Problem details:
Leave out the pictures, and return only the lines running from the one that contains "Reproduce this chart with Apache ECharts." to the one that contains "var labelShift = [6, 10, -8];", both included, exactly as they appear.

Information given:
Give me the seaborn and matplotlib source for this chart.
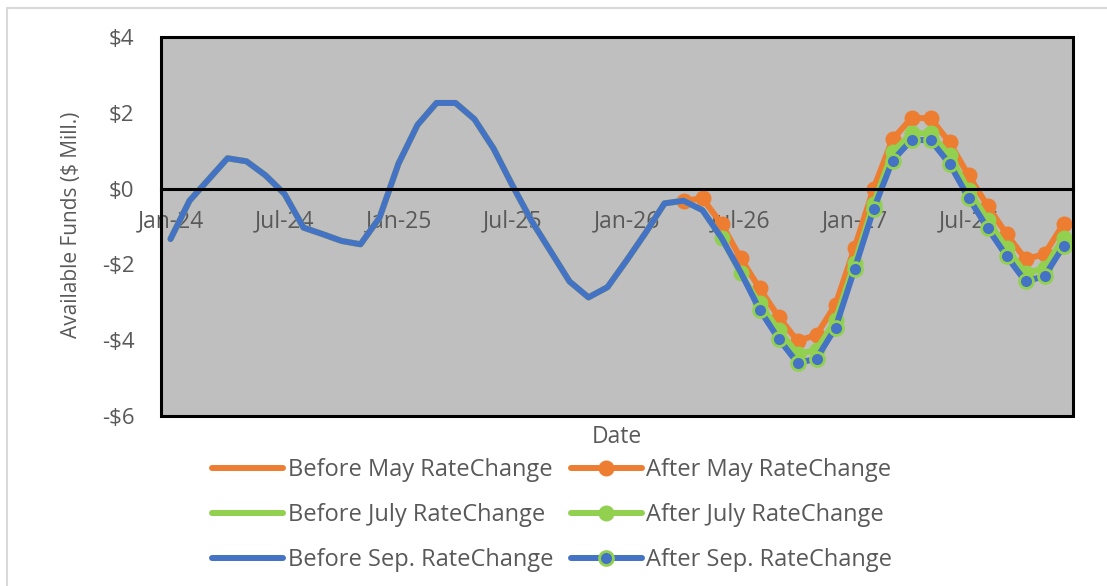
import matplotlib
matplotlib.use("Agg")
import matplotlib.pyplot as plt
from matplotlib.patches import Rectangle
import numpy as np
import pandas as pd
import seaborn as sns

# DATA (monthly, Jan-24 .. Dec-27)

months = pd.date_range("2024-01-01", "2027-12-01", freq="MS").strftime("%b-%y").tolist()

before_change = [-1.33, -0.32, 0.24, 0.80, 0.72, 0.35, -0.14, -1.03, -1.20, -1.38, -1.47, -0.77,
                 0.66, 1.68, 2.26, 2.26, 1.83, 1.06, 0.08, -0.85, -1.65, -2.45, -2.87, -2.60,
                 -1.90, -1.17, -0.39, -0.32, -0.57, -1.30, -2.20, -3.19]

after_may = [-0.32, -0.26, -0.93, -1.83, -2.63, -3.38, -4.02, -3.86, -3.06, -1.57, 0.00,
             1.30, 1.86, 1.86, 1.22, 0.35, -0.45, -1.20, -1.86, -1.73, -0.93]
after_july = [-1.30, -2.23, -3.03, -3.72, -4.36, -4.26, -3.46, -1.97, -0.40, 0.96,
              1.46, 1.46, 0.88, -0.03, -0.82, -1.57, -2.23, -2.10, -1.30]
after_sep = [-3.19, -3.96, -4.60, -4.49, -3.67, -2.13, -0.55, 0.74, 1.28, 1.28, 0.66,
             -0.24, -1.04, -1.78, -2.45, -2.31, -1.52]

before_may = before_change[:28]
before_july = before_change[:30]
before_sep = before_change[:32]

orange = "#ED7D31"
green = "#92D050"
blue = "#4472C4"
text_col = "#595959"

sns.set_style("white")
plt.rcParams["font.family"] = ["Open Sans", "DejaVu Sans"]

fig = plt.figure(figsize=(11.07, 5.86), dpi=100)
ax = fig.add_axes([161 / 1107, 1 - 416 / 586, 912 / 1107, 379 / 586])
ax.set_facecolor("#BFBFBF")


def series(vals, end_idx=None):
    n = len(vals)
    start = 48 - n if end_idx is None else 0
    return pd.DataFrame({"m": np.arange(start, start + n), "v": vals})


lw = 4.3
ms = 10
# Excel draws series in order, Sep series ends on top
sns.lineplot(data=series(before_may, 0), x="m", y="v", ax=ax, color=orange, lw=lw,
             label="Before May RateChange")
sns.lineplot(data=series(after_may), x="m", y="v", ax=ax, color=orange, lw=lw,
             marker="o", markersize=ms, markeredgecolor=orange, markeredgewidth=1.5,
             label="After May RateChange")
sns.lineplot(data=series(before_july, 0), x="m", y="v", ax=ax, color=green, lw=lw,
             label="Before July RateChange")
sns.lineplot(data=series(after_july), x="m", y="v", ax=ax, color=green, lw=lw,
             marker="o", markersize=ms, markeredgecolor=green, markeredgewidth=1.5,
             label="After July RateChange")
sns.lineplot(data=series(before_sep, 0), x="m", y="v", ax=ax, color=blue, lw=lw,
             label="Before Sep. RateChange")
sns.lineplot(data=series(after_sep), x="m", y="v", ax=ax, color=blue, lw=lw,
             marker="o", markersize=ms, markeredgecolor=green, markeredgewidth=2,
             label="After Sep. RateChange")

ax.set_xlim(-0.5, 47.5)
ax.set_ylim(-6, 4)

# axes: x axis crosses at zero, plot area has a black frame
for s in ["left", "right", "top"]:
    ax.spines[s].set_visible(False)
ax.spines["bottom"].set_position(("data", 0))
ax.spines["bottom"].set_linewidth(2.2)
ax.spines["bottom"].set_color("black")
ax.add_patch(Rectangle((0, 0), 1, 1, transform=ax.transAxes, fill=False,
                       edgecolor="black", lw=2.2, clip_on=False, zorder=5))

ax.set_xticks(np.arange(0, 48, 6))
ax.set_xticklabels([months[i] for i in range(0, 48, 6)])
ax.set_xticks(np.arange(-0.5, 48, 6), minor=True)
ax.tick_params(axis="x", which="major", length=0, pad=15, labelsize=16.5, labelcolor=text_col)
ax.tick_params(axis="x", which="minor", length=4, width=2, color="black", direction="out")

yt = np.arange(-6, 5, 2)
ax.set_yticks(yt)
ax.set_yticklabels([("-$%d" % -v) if v < 0 else ("$%d" % v) for v in yt])
ax.tick_params(axis="y", length=0, pad=19, labelsize=16, labelcolor=text_col)

ax.set_xlabel("")
ax.set_ylabel("")
fig.text(617 / 1107, 1 - 437 / 586, "Date", ha="center", va="center", fontsize=16.5, color=text_col)
fig.text(72 / 1107, 1 - 225 / 586, "Available Funds ($ Mill.)", ha="center", va="center",
         rotation=90, fontsize=15, color=text_col)

# legend 3 rows x 2 cols, row-wise order
handles, labels = ax.get_legend_handles_labels()
ax.get_legend().remove()
order = [0, 2, 4, 1, 3, 5]
fig.legend([handles[i] for i in order], [labels[i] for i in order], ncol=2,
           loc="upper left", bbox_to_anchor=(212 / 1107, 1 - 458 / 586), frameon=False,
           fontsize=17, labelcolor=text_col, handlelength=3.0, handletextpad=0.2,
           columnspacing=0.75, labelspacing=0.9, borderpad=0, borderaxespad=0)

# outer chart border
fig.patches.append(Rectangle((7 / 1107, -0.05), 1.1, 1 - 8 / 586 + 0.05, transform=fig.transFigure,
                             fill=False, edgecolor="#D9D9D9", lw=1.5))

fig.savefig("out.png", dpi=100)
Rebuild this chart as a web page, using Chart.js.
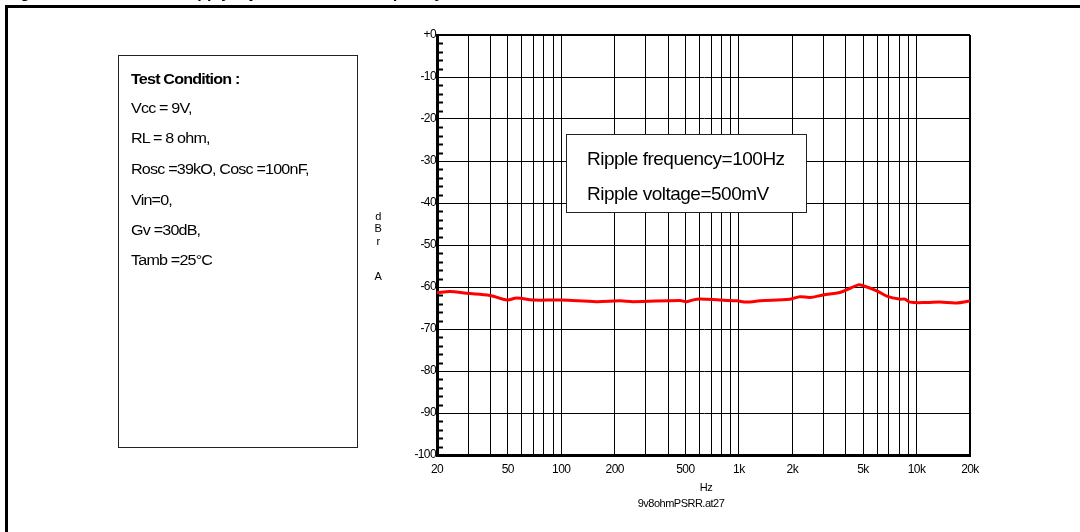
<!DOCTYPE html>
<html>
<head>
<meta charset="utf-8">
<title>PSRR vs frequency</title>
<script src="https://cdn.jsdelivr.net/npm/chart.js@4.4.1/dist/chart.umd.min.js"></script>
<style>
    body { margin: 0; background: #fff; }
    #wrap { position: relative; width: 1080px; height: 532px; overflow: hidden; font-family: "Liberation Sans", Arial, sans-serif; color: #000; }
    #c { position: absolute; left: 0; top: 0; }
    .frame { position: absolute; left: 5px; top: 5px; right: -10px; bottom: -10px; border-top: 3px solid #000; border-left: 3px solid #000; }
    .title { position: absolute; left: 6px; top: -16px; font-weight: bold; font-size: 16px; white-space: pre; }
    .cond { position: absolute; left: 118px; top: 55px; width: 238px; height: 391px; border: 1px solid #222; background: #fff; }
    .cond div { position: absolute; left: 12px; font-size: 14px; white-space: nowrap; transform: scaleX(1.15); transform-origin: left center; letter-spacing: -0.7px; }
    .legend { position: absolute; left: 566px; top: 134px; width: 239px; height: 77px; border: 1px solid #222; background: #fff; }
    .legend div { position: absolute; left: 20px; font-size: 19px; white-space: nowrap; letter-spacing: -0.5px; }
    .lbl { position: absolute; font-size: 11px; white-space: nowrap; transform: translate(-50%, -50%); letter-spacing: -0.5px; }
</style>
</head>
<body>
<div id="wrap">
    <canvas id="c" width="1080" height="532"></canvas>
    <div class="frame"></div>
    <div class="title">Figure 17.          Power supply rejection ratio vs frequency</div>

    <div class="cond">
        <div style="top:15px;font-weight:bold">Test Condition :</div>
        <div style="top:44px">Vcc = 9V,</div>
        <div style="top:74px">RL = 8 ohm,</div>
        <div style="top:105px">Rosc =39kO, Cosc =100nF,</div>
        <div style="top:136px">Vin=0,</div>
        <div style="top:166px">Gv =30dB,</div>
        <div style="top:196px">Tamb =25°C</div>
    </div>

    <div class="legend">
        <div style="top:13px">Ripple frequency=100Hz</div>
        <div style="top:48px">Ripple voltage=500mV</div>
    </div>

    <div class="lbl" style="left:378px;top:216px">d</div>
    <div class="lbl" style="left:378px;top:228px">B</div>
    <div class="lbl" style="left:378px;top:241px">r</div>
    <div class="lbl" style="left:378px;top:276px">A</div>
    <div class="lbl" style="left:706px;top:487px">Hz</div>
    <div class="lbl" style="left:681px;top:503px">9v8ohmPSRR.at27</div>
</div>

<script>
// valeurs (Hz, dB)
const freqHz = [20, 23.7, 29.4, 39.8, 49.5, 56.2, 69.4, 100, 158, 214, 254, 466, 508, 579, 783, 972, 1107, 1315, 1939, 2208, 2513, 2972, 3706, 4041, 4700, 5012, 5966, 6930, 8064, 8604, 9180, 11400, 13540, 16810, 20000];
const psrrDb = [-61.4, -61.1, -61.5, -62.0, -63.1, -62.6, -63.1, -63.1, -63.5, -63.3, -63.5, -63.2, -63.5, -62.9, -63.1, -63.3, -63.6, -63.3, -62.9, -62.3, -62.5, -61.9, -61.3, -60.7, -59.5, -59.7, -60.9, -62.3, -62.9, -62.9, -63.6, -63.7, -63.6, -63.8, -63.3];

// grille log et libellés de l'axe X
const xGridHz = [20, 30, 40, 50, 60, 70, 80, 90, 100, 200, 300, 400, 500, 600, 700, 800, 900, 1000, 2000, 3000, 4000, 5000, 6000, 7000, 8000, 9000, 10000, 20000];
const xLabelHz = [20, 50, 100, 200, 500, 1000, 2000, 5000, 10000, 20000];
const xLabelText = ['20', '50', '100', '200', '500', '1k', '2k', '5k', '10k', '20k'];

// axe Y
const yTickDb = [-100, -90, -80, -70, -60, -50, -40, -30, -20, -10, 0];
const yTickText = ['-100', '-90', '-80', '-70', '-60', '-50', '-40', '-30', '-20', '-10', '+0'];

const tightText = {
    id: 'tightText',
    beforeDraw(chart) {
        chart.ctx.letterSpacing = '-0.6px';
    }
};

// petits traits tous les 2 dB le long de l'axe gauche
const minorTicks = {
    id: 'minorTicks',
    afterDatasetsDraw(chart) {
        const { ctx, chartArea, scales } = chart;
        ctx.save();
        ctx.strokeStyle = '#000';
        ctx.lineWidth = 2;
        for (let v = -98; v < 0; v += 2) {
            if (v % 10 === 0) continue;
            const y = Math.round(scales.y.getPixelForValue(v)) + 0.5;
            ctx.beginPath();
            ctx.moveTo(chartArea.left, y);
            ctx.lineTo(chartArea.left + 6, y);
            ctx.stroke();
        }
        ctx.restore();
    }
};

new Chart(document.getElementById('c'), {
    type: 'line',
    data: {
        datasets: [{
            data: freqHz.map((f, i) => ({ x: f, y: psrrDb[i] })),
            borderColor: '#ff0000',
            borderWidth: 3,
            pointRadius: 0,
            tension: 0.35,
            fill: false
        }]
    },
    options: {
        responsive: false,
        animation: false,
        events: [],
        layout: { padding: { left: 0, top: 35, right: 110, bottom: 0 } },
        plugins: { legend: { display: false }, tooltip: { enabled: false } },
        scales: {
            x: {
                type: 'logarithmic',
                min: 20,
                max: 20000,
                afterBuildTicks: s => { s.ticks = xGridHz.map(v => ({ value: v })); },
                afterFit: s => { s.height = 77; },
                ticks: {
                    autoSkip: false,
                    maxRotation: 0,
                    padding: 7,
                    color: '#000',
                    font: { family: 'Liberation Sans', size: 12 },
                    callback: v => {
                        const i = xLabelHz.indexOf(v);
                        return i >= 0 ? xLabelText[i] : '';
                    }
                },
                grid: {
                    color: '#000',
                    lineWidth: c => (c.tick && c.tick.value === 20000 ? 2 : 1),
                    drawTicks: false
                },
                border: { display: true, color: '#000', width: 3 }
            },
            y: {
                min: -100,
                max: 0,
                afterBuildTicks: s => { s.ticks = yTickDb.map(v => ({ value: v })); },
                afterFit: s => { s.width = 437; },
                ticks: {
                    padding: 1,
                    color: '#000',
                    font: { family: 'Liberation Sans', size: 12 },
                    callback: v => yTickText[yTickDb.indexOf(v)]
                },
                grid: {
                    color: '#000',
                    lineWidth: c => (c.tick && c.tick.value === 0 ? 2 : 1),
                    drawTicks: false
                },
                border: { display: true, color: '#000', width: 3 }
            }
        }
    },
    plugins: [tightText, minorTicks]
});
</script>
</body>
</html>
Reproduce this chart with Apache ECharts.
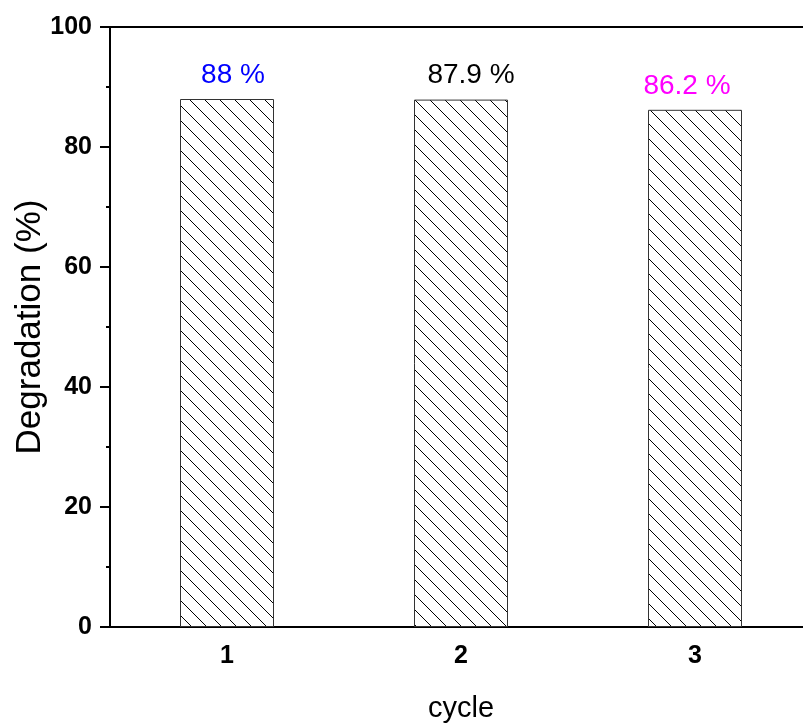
<!DOCTYPE html>
<html>
<head>
<meta charset="utf-8">
<script src="https://cdn.jsdelivr.net/npm/echarts@6/dist/echarts.min.js"></script>
<style>
  html, body { margin: 0; padding: 0; background: #fff; }
  #main { width: 803px; height: 726px; }
</style>
</head>
<body>
<div id="main"></div>
<script>
// data
var cycles = ['1', '2', '3'];
var degradation = [88, 87.9, 86.2];
var labelTexts = ['88 %', '87.9 %', '86.2 %'];

var FONT = '"Liberation Sans", Arial, sans-serif';

// hatch pattern "\\\"
function makeHatch() {
    var s = 15;
    var c = document.createElement('canvas');
    c.width = s; c.height = s;
    var ctx = c.getContext('2d');
    ctx.fillStyle = '#fff';
    ctx.fillRect(0, 0, s, s);
    ctx.strokeStyle = '#000';
    ctx.lineWidth = 1;
    [-s, 0, s].forEach(function (k) {
        ctx.beginPath();
        ctx.moveTo(k, 0);
        ctx.lineTo(k + s, s);
        ctx.stroke();
    });
    return c;
}
var hatch = makeHatch();

// label colour / nudge per bar
var labelColors = ['#0000ff', '#000000', '#ff00ff'];
var labelShift = [6, 10, -8];

var barData = degradation.map(function (v, i) {
    return {
        value: v,
        label: {
            formatter: labelTexts[i],
            color: labelColors[i],
            offset: [labelShift[i], 0]
        }
    };
});

var chart = echarts.init(document.getElementById('main'));

var option = {
    animation: false,
    // plot runs a little past the right edge of the picture
    grid: { left: 110, right: -9, top: 27, bottom: 99, outerBoundsMode: 'none', containLabel: false },
    xAxis: [{
        type: 'category',
        data: cycles,
        position: 'bottom',
        boundaryGap: true,
        name: 'cycle',
        nameLocation: 'middle',
        nameGap: 67,
        nameMoveOverlap: false,
        nameTextStyle: { fontSize: 29, color: '#000', fontFamily: FONT },
        axisLine: { lineStyle: { color: '#000', width: 2 } },
        axisTick: { alignWithLabel: true, length: 11, lineStyle: { color: '#000', width: 2 } },
        axisLabel: { fontSize: 25, fontWeight: 'bold', color: '#000', fontFamily: FONT, margin: 17 },
        splitLine: { show: false }
    }, {
        // minor ticks between cycles
        type: 'category',
        data: cycles,
        position: 'bottom',
        boundaryGap: true,
        axisLine: { show: false },
        axisTick: { alignWithLabel: false, length: 5, lineStyle: { color: '#000', width: 2 } },
        axisLabel: { show: false },
        splitLine: { show: false }
    }, {
        // top frame line
        type: 'category',
        data: cycles,
        position: 'top',
        axisLine: { lineStyle: { color: '#000', width: 2 } },
        axisTick: { show: false },
        axisLabel: { show: false },
        splitLine: { show: false }
    }],
    yAxis: {
        type: 'value',
        min: 0,
        max: 100,
        interval: 20,
        name: 'Degradation (%)',
        nameLocation: 'middle',
        nameGap: 62,
        nameMoveOverlap: false,
        nameTextStyle: { fontSize: 35, color: '#000', fontFamily: FONT },
        axisLine: { show: true, lineStyle: { color: '#000', width: 2 } },
        axisTick: { show: true, length: 10, lineStyle: { color: '#000', width: 2 } },
        minorTick: { show: true, splitNumber: 2, length: 4, lineStyle: { color: '#000', width: 2 } },
        axisLabel: { fontSize: 25, fontWeight: 'bold', color: '#000', fontFamily: FONT, margin: 18 },
        splitLine: { show: false }
    },
    series: [{
        type: 'bar',
        xAxisIndex: 0,
        barWidth: 94,
        data: barData,
        itemStyle: {
            color: { image: hatch, repeat: 'repeat' },
            borderColor: '#333',
            borderWidth: 1
        },
        label: {
            show: true,
            position: 'top',
            distance: 10,
            fontSize: 28,
            fontFamily: FONT
        }
    }]
};

chart.setOption(option);
</script>
</body>
</html>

Output of the task:
Reproduce this chart with Apache ECharts.
<!DOCTYPE html>
<html>
<head>
<meta charset="utf-8">
<script src="https://cdn.jsdelivr.net/npm/echarts@6/dist/echarts.min.js"></script>
<style>
  html, body { margin: 0; padding: 0; background: #fff; }
  #main { width: 803px; height: 726px; }
</style>
</head>
<body>
<div id="main"></div>
<script>
// data
var cycles = ['1', '2', '3'];
var degradation = [88, 87.9, 86.2];
var labelTexts = ['88 %', '87.9 %', '86.2 %'];

var FONT = '"Liberation Sans", Arial, sans-serif';

// hatch pattern "\\\"
function makeHatch() {
    var s = 15;
    var c = document.createElement('canvas');
    c.width = s; c.height = s;
    var ctx = c.getContext('2d');
    ctx.fillStyle = '#fff';
    ctx.fillRect(0, 0, s, s);
    ctx.strokeStyle = '#000';
    ctx.lineWidth = 1;
    [-s, 0, s].forEach(function (k) {
        ctx.beginPath();
        ctx.moveTo(k, 0);
        ctx.lineTo(k + s, s);
        ctx.stroke();
    });
    return c;
}
var hatch = makeHatch();

// label colour / nudge per bar
var labelColors = ['#0000ff', '#000000', '#ff00ff'];
var labelShift = [6, 10, -8];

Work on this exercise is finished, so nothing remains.